What you will do:
Repeat the lines below exactly as they appear, but leave out the images.
---------- Provided data ----------
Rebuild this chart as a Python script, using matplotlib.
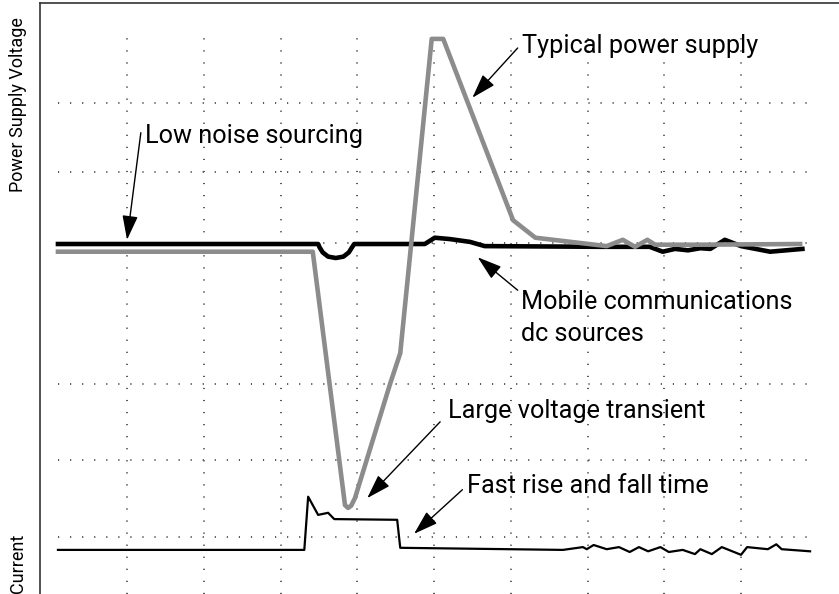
import matplotlib.pyplot as plt

# time in grid divisions, level in arbitrary units
grid_t = [1, 2, 3, 4, 5, 6, 7, 8, 9]
grid_v = [0.81, 1.91, 3.0, 5.01, 6.03, 7.01]

typical_t = [0.10, 3.42, 3.84, 3.88, 3.92, 3.97, 4.43, 4.56, 4.97, 5.12, 6.03, 6.32,
             7.25, 7.46, 7.62, 7.78, 7.88, 8.47, 9.77]
typical_v = [4.89, 4.89, 1.27, 1.23, 1.26, 1.37, 3.01, 3.44, 7.93, 7.93, 5.34, 5.09,
             4.97, 5.06, 4.96, 5.06, 4.99, 4.99, 5.00]

lownoise_t = [0.10, 3.49, 3.51, 3.55, 3.62, 3.72, 3.82, 3.89, 3.93, 3.96, 4.88, 5.01,
              5.21, 5.47, 5.66, 7.16, 7.81, 7.98, 8.14, 8.31, 8.47, 8.60, 8.79, 9.00,
              9.38, 9.80]
lownoise_v = [5.00, 5.00, 4.95, 4.88, 4.82, 4.80, 4.82, 4.88, 4.95, 5.00, 5.00, 5.09,
              5.07, 5.03, 4.97, 4.96, 4.96, 4.89, 4.93, 4.91, 4.94, 4.93, 5.06, 4.97,
              4.89, 4.93]

current_t = [0.10, 3.31, 3.36, 3.49, 3.62, 3.70, 4.52, 4.56, 6.68, 6.94, 6.99, 7.08,
             7.25, 7.41, 7.55, 7.67, 7.79, 7.95, 8.06, 8.24, 8.40, 8.47, 8.62, 8.75,
             9.00, 9.08, 9.35, 9.46, 9.53, 9.90]
current_v = [0.63, 0.63, 1.39, 1.13, 1.16, 1.07, 1.06, 0.66, 0.63, 0.67, 0.64, 0.70,
             0.64, 0.67, 0.60, 0.67, 0.61, 0.67, 0.60, 0.63, 0.57, 0.64, 0.57, 0.67,
             0.56, 0.67, 0.64, 0.71, 0.64, 0.61]

# label, text position (baseline of last line), arrow tail, arrow tip
notes = [
    ("Low noise sourcing", (1.23, 6.44), (1.18, 6.59), (1.00, 5.06)),
    ("Typical power supply", (6.15, 7.73), (6.09, 7.80), (5.50, 7.09)),
    ("Mobile communications\ndc sources", (6.13, 3.62), (6.09, 4.34), (5.57, 4.81)),
    ("Large voltage transient", (5.18, 2.51), (5.08, 2.46), (4.13, 1.37)),
    ("Fast rise and fall time", (5.43, 1.44), (5.37, 1.49), (4.74, 0.86)),
]

plt.rcParams['font.family'] = ['Roboto', 'DejaVu Sans']

fig = plt.figure(figsize=(8.39, 5.94), dpi=100)
ax = fig.add_axes([40 / 839, 0, 799 / 839, 591 / 594])
ax.set_xlim(-0.134, 10.277)
ax.set_ylim(0, 8.443)

dots = (0, (0.6, 5.6))
ax.vlines(grid_t, 0, 8.09, colors='#555555', linewidth=1.4, linestyles=[dots], zorder=1)
ax.hlines(grid_v, 0.1, 9.87, colors='#555555', linewidth=1.4, linestyles=[dots], zorder=1)

ax.plot(lownoise_t, lownoise_v, color='black', linewidth=3.3, zorder=3,
        solid_joinstyle='round')
ax.plot(typical_t, typical_v, color='#8c8c8c', linewidth=3.3, zorder=4,
        solid_joinstyle='round')
ax.plot(current_t, current_v, color='black', linewidth=1.6, zorder=3)

for label, pos, tail, tip in notes:
    ax.text(pos[0], pos[1], label, fontsize=18.2, va='baseline', ha='left',
            linespacing=1.4, zorder=5)
    ax.annotate('', xy=tip, xytext=tail,
                arrowprops=dict(arrowstyle='-|>,head_length=0.75,head_width=0.24',
                                color='black', lw=1.0, shrinkA=0, shrinkB=0,
                                mutation_scale=20), zorder=5)

fig.text(18 / 839, 1 - 105 / 594, "Power Supply Voltage", rotation=90,
         ha='center', va='center', fontsize=13)
fig.text(18 / 839, 1 - 563 / 594, "Current", rotation=90,
         ha='center', va='center', fontsize=13)

for side in ['right', 'bottom']:
    ax.spines[side].set_visible(False)
for side in ['top', 'left']:
    ax.spines[side].set_color('#333333')
    ax.spines[side].set_linewidth(1.2)
ax.set_xticks([])
ax.set_yticks([])

fig.savefig('out.png', dpi=100)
----------
Exercise output:
Rebuild this chart as a Python script, using matplotlib.
import matplotlib.pyplot as plt

# time in grid divisions, level in arbitrary units
grid_t = [1, 2, 3, 4, 5, 6, 7, 8, 9]
grid_v = [0.81, 1.91, 3.0, 5.01, 6.03, 7.01]

typical_t = [0.10, 3.42, 3.84, 3.88, 3.92, 3.97, 4.43, 4.56, 4.97, 5.12, 6.03, 6.32,
             7.25, 7.46, 7.62, 7.78, 7.88, 8.47, 9.77]
typical_v = [4.89, 4.89, 1.27, 1.23, 1.26, 1.37, 3.01, 3.44, 7.93, 7.93, 5.34, 5.09,
             4.97, 5.06, 4.96, 5.06, 4.99, 4.99, 5.00]

lownoise_t = [0.10, 3.49, 3.51, 3.55, 3.62, 3.72, 3.82, 3.89, 3.93, 3.96, 4.88, 5.01,
              5.21, 5.47, 5.66, 7.16, 7.81, 7.98, 8.14, 8.31, 8.47, 8.60, 8.79, 9.00,
              9.38, 9.80]
lownoise_v = [5.00, 5.00, 4.95, 4.88, 4.82, 4.80, 4.82, 4.88, 4.95, 5.00, 5.00, 5.09,
              5.07, 5.03, 4.97, 4.96, 4.96, 4.89, 4.93, 4.91, 4.94, 4.93, 5.06, 4.97,
              4.89, 4.93]

current_t = [0.10, 3.31, 3.36, 3.49, 3.62, 3.70, 4.52, 4.56, 6.68, 6.94, 6.99, 7.08,
             7.25, 7.41, 7.55, 7.67, 7.79, 7.95, 8.06, 8.24, 8.40, 8.47, 8.62, 8.75,
             9.00, 9.08, 9.35, 9.46, 9.53, 9.90]
current_v = [0.63, 0.63, 1.39, 1.13, 1.16, 1.07, 1.06, 0.66, 0.63, 0.67, 0.64, 0.70,
             0.64, 0.67, 0.60, 0.67, 0.61, 0.67, 0.60, 0.63, 0.57, 0.64, 0.57, 0.67,
             0.56, 0.67, 0.64, 0.71, 0.64, 0.61]

# label, text position (baseline of last line), arrow tail, arrow tip
notes = [
    ("Low noise sourcing", (1.23, 6.44), (1.18, 6.59), (1.00, 5.06)),
    ("Typical power supply", (6.15, 7.73), (6.09, 7.80), (5.50, 7.09)),
    ("Mobile communications\ndc sources", (6.13, 3.62), (6.09, 4.34), (5.57, 4.81)),
    ("Large voltage transient", (5.18, 2.51), (5.08, 2.46), (4.13, 1.37)),
    ("Fast rise and fall time", (5.43, 1.44), (5.37, 1.49), (4.74, 0.86)),
]

plt.rcParams['font.family'] = ['Roboto', 'DejaVu Sans']

fig = plt.figure(figsize=(8.39, 5.94), dpi=100)
ax = fig.add_axes([40 / 839, 0, 799 / 839, 591 / 594])
ax.set_xlim(-0.134, 10.277)
ax.set_ylim(0, 8.443)

dots = (0, (0.6, 5.6))
ax.vlines(grid_t, 0, 8.09, colors='#555555', linewidth=1.4, linestyles=[dots], zorder=1)
ax.hlines(grid_v, 0.1, 9.87, colors='#555555', linewidth=1.4, linestyles=[dots], zorder=1)

ax.plot(lownoise_t, lownoise_v, color='black', linewidth=3.3, zorder=3,
        solid_joinstyle='round')
ax.plot(typical_t, typical_v, color='#8c8c8c', linewidth=3.3, zorder=4,
        solid_joinstyle='round')
ax.plot(current_t, current_v, color='black', linewidth=1.6, zorder=3)

for label, pos, tail, tip in notes:
    ax.text(pos[0], pos[1], label, fontsize=18.2, va='baseline', ha='left',
            linespacing=1.4, zorder=5)
    ax.annotate('', xy=tip, xytext=tail,
                arrowprops=dict(arrowstyle='-|>,head_length=0.75,head_width=0.24',
                                color='black', lw=1.0, shrinkA=0, shrinkB=0,
                                mutation_scale=20), zorder=5)

fig.text(18 / 839, 1 - 105 / 594, "Power Supply Voltage", rotation=90,
         ha='center', va='center', fontsize=13)
fig.text(18 / 839, 1 - 563 / 594, "Current", rotation=90,
         ha='center', va='center', fontsize=13)

for side in ['right', 'bottom']:
    ax.spines[side].set_visible(False)
for side in ['top', 'left']:
    ax.spines[side].set_color('#333333')
    ax.spines[side].set_linewidth(1.2)
ax.set_xticks([])
ax.set_yticks([])

fig.savefig('out.png', dpi=100)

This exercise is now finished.